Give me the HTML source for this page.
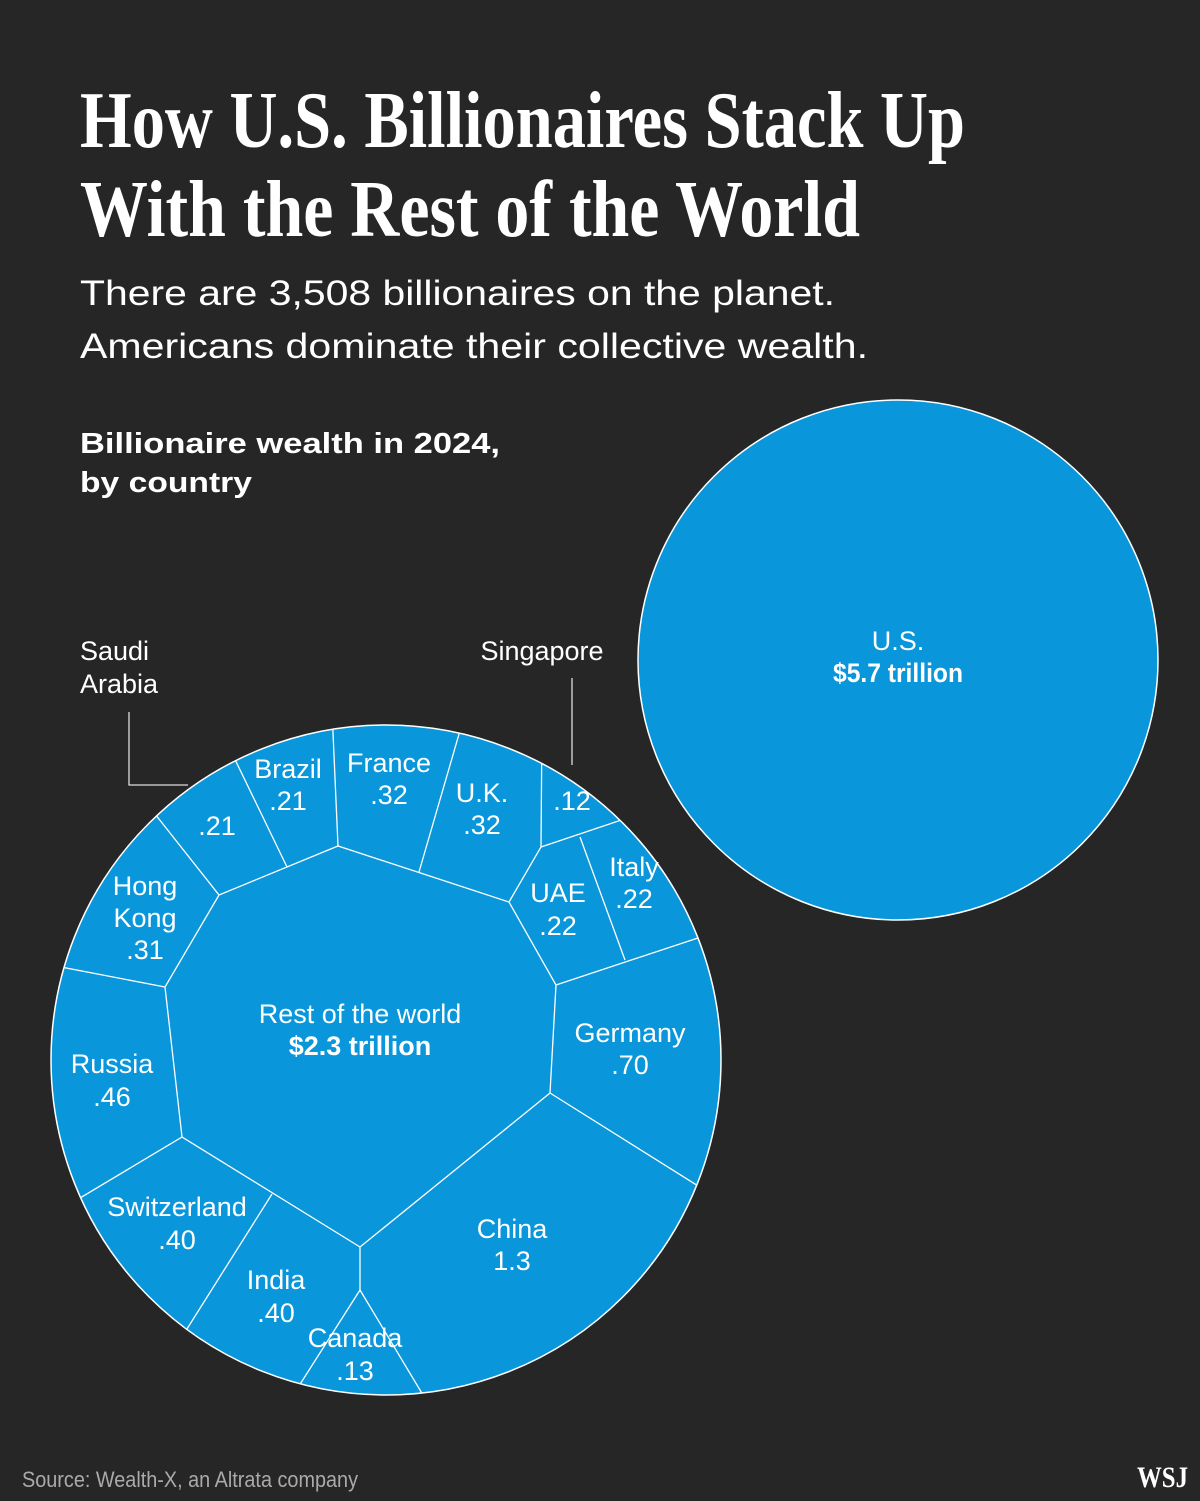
<!DOCTYPE html>
<html><head><style>
html,body{margin:0;padding:0;background:#262626;}
svg{display:block}
.l{font-family:"Liberation Sans",sans-serif;fill:#fff;font-size:27px;text-anchor:middle}
</style></head><body>
<svg width="1200" height="1501" viewBox="0 0 1200 1501" xmlns="http://www.w3.org/2000/svg">
<rect width="1200" height="1501" fill="#262626"/>
<text x="80" y="147" font-family="Liberation Serif,serif" font-weight="bold" font-size="80" fill="#fff" textLength="885" lengthAdjust="spacingAndGlyphs">How U.S. Billionaires Stack Up</text>
<text x="80" y="236" font-family="Liberation Serif,serif" font-weight="bold" font-size="80" fill="#fff" textLength="780" lengthAdjust="spacingAndGlyphs">With the Rest of the World</text>
<text x="80" y="305" font-family="Liberation Sans,sans-serif" font-size="35" fill="#fff" textLength="755" lengthAdjust="spacingAndGlyphs">There are 3,508 billionaires on the planet.</text>
<text x="80" y="358" font-family="Liberation Sans,sans-serif" font-size="35" fill="#fff" textLength="788" lengthAdjust="spacingAndGlyphs">Americans dominate their collective wealth.</text>
<text x="80" y="453" font-family="Liberation Sans,sans-serif" font-weight="bold" font-size="29" fill="#fff" textLength="420" lengthAdjust="spacingAndGlyphs">Billionaire wealth in 2024,</text>
<text x="80" y="492" font-family="Liberation Sans,sans-serif" font-weight="bold" font-size="29" fill="#fff" textLength="172" lengthAdjust="spacingAndGlyphs">by country</text>

<circle cx="898" cy="660" r="260" fill="#0a96da" stroke="#fff" stroke-width="1.5"/>
<text class="l" x="898" y="650">U.S.</text>
<text class="l" x="898" y="682" font-weight="bold" textLength="130" lengthAdjust="spacingAndGlyphs">$5.7 trillion</text>

<defs><clipPath id="c"><circle cx="386" cy="1060" r="335"/></clipPath></defs>
<circle cx="386" cy="1060" r="335" fill="#0a96da" stroke="#fff" stroke-width="1.5"/>
<g clip-path="url(#c)" stroke="#fff" stroke-width="1.3" fill="none">
<polygon points="219,895 338,846 509,902 556,985 550,1093 360,1247 182,1137 165,987"/>
<line x1="219" y1="895" x2="140" y2="795"/>
<line x1="287" y1="867" x2="228" y2="745"/>
<line x1="338" y1="846" x2="332" y2="710"/>
<line x1="419" y1="872" x2="466" y2="710"/>
<polyline points="509,902 541,847 542,720"/>
<line x1="541" y1="847" x2="660" y2="807"/>
<line x1="580" y1="837" x2="625" y2="960"/>
<line x1="556" y1="985" x2="740" y2="924"/>
<line x1="165" y1="987" x2="40" y2="963"/>
<line x1="182" y1="1137" x2="60" y2="1210"/>
<line x1="272" y1="1194" x2="180" y2="1340"/>
<polyline points="360,1247 360,1290 290,1400"/>
<line x1="360" y1="1290" x2="432" y2="1410"/>
<line x1="550" y1="1093" x2="730" y2="1206"/>
</g>
<polyline points="129,712 129,785 188,785" stroke="#ddd" stroke-width="1.3" fill="none"/>
<line x1="572" y1="678" x2="572" y2="765" stroke="#ddd" stroke-width="1.3"/>

<text class="l" x="80" y="660" style="text-anchor:start">Saudi</text>
<text class="l" x="80" y="693" style="text-anchor:start">Arabia</text>
<text class="l" x="542" y="660">Singapore</text>
<text class="l" x="288" y="778">Brazil</text><text class="l" x="288" y="810">.21</text>
<text class="l" x="217" y="835">.21</text>
<text class="l" x="389" y="772">France</text><text class="l" x="389" y="804">.32</text>
<text class="l" x="482" y="802">U.K.</text><text class="l" x="482" y="834">.32</text>
<text class="l" x="572" y="810">.12</text>
<text class="l" x="634" y="876">Italy</text><text class="l" x="634" y="908">.22</text>
<text class="l" x="558" y="902">UAE</text><text class="l" x="558" y="935">.22</text>
<text class="l" x="145" y="895">Hong</text><text class="l" x="145" y="927">Kong</text><text class="l" x="145" y="959">.31</text>
<text class="l" x="360" y="1023">Rest of the world</text>
<text class="l" x="360" y="1055" font-weight="bold">$2.3 trillion</text>
<text class="l" x="630" y="1042">Germany</text><text class="l" x="630" y="1074">.70</text>
<text class="l" x="112" y="1073">Russia</text><text class="l" x="112" y="1106">.46</text>
<text class="l" x="177" y="1216">Switzerland</text><text class="l" x="177" y="1249">.40</text>
<text class="l" x="276" y="1289">India</text><text class="l" x="276" y="1322">.40</text>
<text class="l" x="355" y="1347">Canada</text><text class="l" x="355" y="1380">.13</text>
<text class="l" x="512" y="1238">China</text><text class="l" x="512" y="1270">1.3</text>

<text x="22" y="1487" font-family="Liberation Sans,sans-serif" font-size="22" fill="#aaa" textLength="336" lengthAdjust="spacingAndGlyphs">Source: Wealth-X, an Altrata company</text>
<text x="1137" y="1487" font-family="Liberation Serif,serif" font-weight="bold" font-size="30" fill="#fff" textLength="51" lengthAdjust="spacingAndGlyphs">WSJ</text>
</svg>
</body></html>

__________

Set down the complete material exactly, but do not include the images.

Give me the HTML source for this page.
<!DOCTYPE html>
<html><head><style>
html,body{margin:0;padding:0;background:#262626;}
svg{display:block}
.l{font-family:"Liberation Sans",sans-serif;fill:#fff;font-size:27px;text-anchor:middle}
</style></head><body>
<svg width="1200" height="1501" viewBox="0 0 1200 1501" xmlns="http://www.w3.org/2000/svg">
<rect width="1200" height="1501" fill="#262626"/>
<text x="80" y="147" font-family="Liberation Serif,serif" font-weight="bold" font-size="80" fill="#fff" textLength="885" lengthAdjust="spacingAndGlyphs">How U.S. Billionaires Stack Up</text>
<text x="80" y="236" font-family="Liberation Serif,serif" font-weight="bold" font-size="80" fill="#fff" textLength="780" lengthAdjust="spacingAndGlyphs">With the Rest of the World</text>
<text x="80" y="305" font-family="Liberation Sans,sans-serif" font-size="35" fill="#fff" textLength="755" lengthAdjust="spacingAndGlyphs">There are 3,508 billionaires on the planet.</text>
<text x="80" y="358" font-family="Liberation Sans,sans-serif" font-size="35" fill="#fff" textLength="788" lengthAdjust="spacingAndGlyphs">Americans dominate their collective wealth.</text>
<text x="80" y="453" font-family="Liberation Sans,sans-serif" font-weight="bold" font-size="29" fill="#fff" textLength="420" lengthAdjust="spacingAndGlyphs">Billionaire wealth in 2024,</text>
<text x="80" y="492" font-family="Liberation Sans,sans-serif" font-weight="bold" font-size="29" fill="#fff" textLength="172" lengthAdjust="spacingAndGlyphs">by country</text>

<circle cx="898" cy="660" r="260" fill="#0a96da" stroke="#fff" stroke-width="1.5"/>
<text class="l" x="898" y="650">U.S.</text>
<text class="l" x="898" y="682" font-weight="bold" textLength="130" lengthAdjust="spacingAndGlyphs">$5.7 trillion</text>

<defs><clipPath id="c"><circle cx="386" cy="1060" r="335"/></clipPath></defs>
<circle cx="386" cy="1060" r="335" fill="#0a96da" stroke="#fff" stroke-width="1.5"/>
<g clip-path="url(#c)" stroke="#fff" stroke-width="1.3" fill="none">
<polygon points="219,895 338,846 509,902 556,985 550,1093 360,1247 182,1137 165,987"/>
<line x1="219" y1="895" x2="140" y2="795"/>
<line x1="287" y1="867" x2="228" y2="745"/>
<line x1="338" y1="846" x2="332" y2="710"/>
<line x1="419" y1="872" x2="466" y2="710"/>
<polyline points="509,902 541,847 542,720"/>
<line x1="541" y1="847" x2="660" y2="807"/>
<line x1="580" y1="837" x2="625" y2="960"/>
<line x1="556" y1="985" x2="740" y2="924"/>
<line x1="165" y1="987" x2="40" y2="963"/>
<line x1="182" y1="1137" x2="60" y2="1210"/>
<line x1="272" y1="1194" x2="180" y2="1340"/>
<polyline points="360,1247 360,1290 290,1400"/>
<line x1="360" y1="1290" x2="432" y2="1410"/>
<line x1="550" y1="1093" x2="730" y2="1206"/>
</g>
<polyline points="129,712 129,785 188,785" stroke="#ddd" stroke-width="1.3" fill="none"/>
<line x1="572" y1="678" x2="572" y2="765" stroke="#ddd" stroke-width="1.3"/>

<text class="l" x="80" y="660" style="text-anchor:start">Saudi</text>
<text class="l" x="80" y="693" style="text-anchor:start">Arabia</text>
<text class="l" x="542" y="660">Singapore</text>
<text class="l" x="288" y="778">Brazil</text><text class="l" x="288" y="810">.21</text>
<text class="l" x="217" y="835">.21</text>
<text class="l" x="389" y="772">France</text><text class="l" x="389" y="804">.32</text>
<text class="l" x="482" y="802">U.K.</text><text class="l" x="482" y="834">.32</text>
<text class="l" x="572" y="810">.12</text>
<text class="l" x="634" y="876">Italy</text><text class="l" x="634" y="908">.22</text>
<text class="l" x="558" y="902">UAE</text><text class="l" x="558" y="935">.22</text>
<text class="l" x="145" y="895">Hong</text><text class="l" x="145" y="927">Kong</text><text class="l" x="145" y="959">.31</text>
<text class="l" x="360" y="1023">Rest of the world</text>
<text class="l" x="360" y="1055" font-weight="bold">$2.3 trillion</text>
<text class="l" x="630" y="1042">Germany</text><text class="l" x="630" y="1074">.70</text>
<text class="l" x="112" y="1073">Russia</text><text class="l" x="112" y="1106">.46</text>
<text class="l" x="177" y="1216">Switzerland</text><text class="l" x="177" y="1249">.40</text>
<text class="l" x="276" y="1289">India</text><text class="l" x="276" y="1322">.40</text>
<text class="l" x="355" y="1347">Canada</text><text class="l" x="355" y="1380">.13</text>
<text class="l" x="512" y="1238">China</text><text class="l" x="512" y="1270">1.3</text>

<text x="22" y="1487" font-family="Liberation Sans,sans-serif" font-size="22" fill="#aaa" textLength="336" lengthAdjust="spacingAndGlyphs">Source: Wealth-X, an Altrata company</text>
<text x="1137" y="1487" font-family="Liberation Serif,serif" font-weight="bold" font-size="30" fill="#fff" textLength="51" lengthAdjust="spacingAndGlyphs">WSJ</text>
</svg>
</body></html>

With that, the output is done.